Should I File A Claim For Auto Property Damage?

By David Greene

How do you know when to submit your claim to your automobile insurance company? If you are unfortunately involved in a car accident with damage to your your car or the other party you might think about calling your insurance company right away. Before making a phone call, you may want to think twice before reporting the claim.

Auto insurance companies report every claim payment to the CLUE national database. This is short for the Comprehensive Loss Underwriting Exchange. That system, interestingly enough, is used by insurance companies to review prospective clients' claim histories. Whether or not a claim has been paid out for a dollar, a thousand, or a million, it shows up.

This will potentially your eligibility with an insurance company, and also may increase your automobile insurance rates overall. Insurance companies look at the amount of the payout, as well as the frequency of claims, even if you have several smaller claims that add up to two bigger ones.

There are 2 types of auto insurance claims. One is called liability and the other is property damage. A property claim involves physical damage to your own vehicle. A liability claim, on the other hand, involves property damage or personal injury as a result of your auto. There are multiple things to consider when looking into whether or not to file a claim.

There are circumstances that are unique in accidents so there is not one hard and fast rule to follow. Here are some considerations of what to keep in mind. If there's any doubt in your mind, always contact your insurance agent to run it by them for advice.

When it comes to property damage claims, if there is simply damage to your own vehicle it is important to look at the repair cost. Also, you will want to consider the amount of your deductible and how it could possibly affect your future insurability. If you are claim free on your record, you may not receive any penalty.

You should also look at the future. Say you put in a claim for this accident which is small, and then you have a larger one in 60 days. Then there are 2 claims on your record and if another one occurred within a year that's a trifecta. Your insurance company may cancel you for claim frequency. Now you are stuck in a position where you need to disclose the fact you have been cancelled previously while you are looking for new coverage.

If the first small claim involves damage to only your vehicle, it's important to know your deductible. If you have a property damage claim and there's only $500 damage and your deductible is $500, common sense means you should not report that damage. It would be no coverage.

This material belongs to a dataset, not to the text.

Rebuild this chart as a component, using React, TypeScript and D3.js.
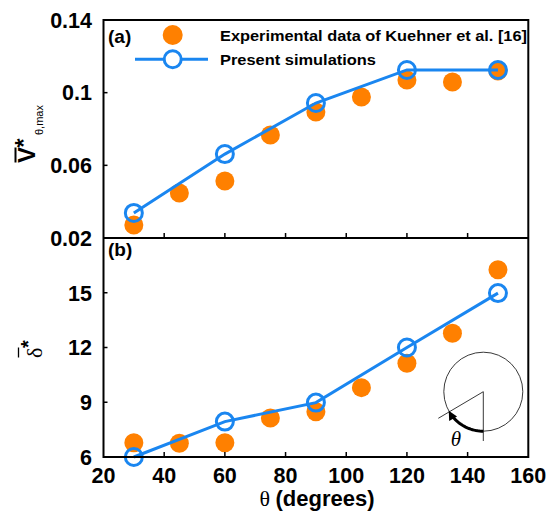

If you have a lesser insurance claim involving damage or a bumper scratch just over the deductible, you would only be eligible for a small amount over the deductible figure. Let's say your vehicle is broken into and your personal possessions are stolen out of your car. Door damage equals $475. The damage to your personal possessions are worth $600 so assume you have a $500 deductible the door damage would not be covered. Unless you have some sort of a policy endorsement, there's no personal possessions coverage because they were simply in the vehicle, and not part of it. Therefore there's no sense in filing a claim for your property damage because it would not pay you anything. With regards to the personal possessions, it may be covered by a homeowners policy, but not by your auto coverage unless the policy is endorsed.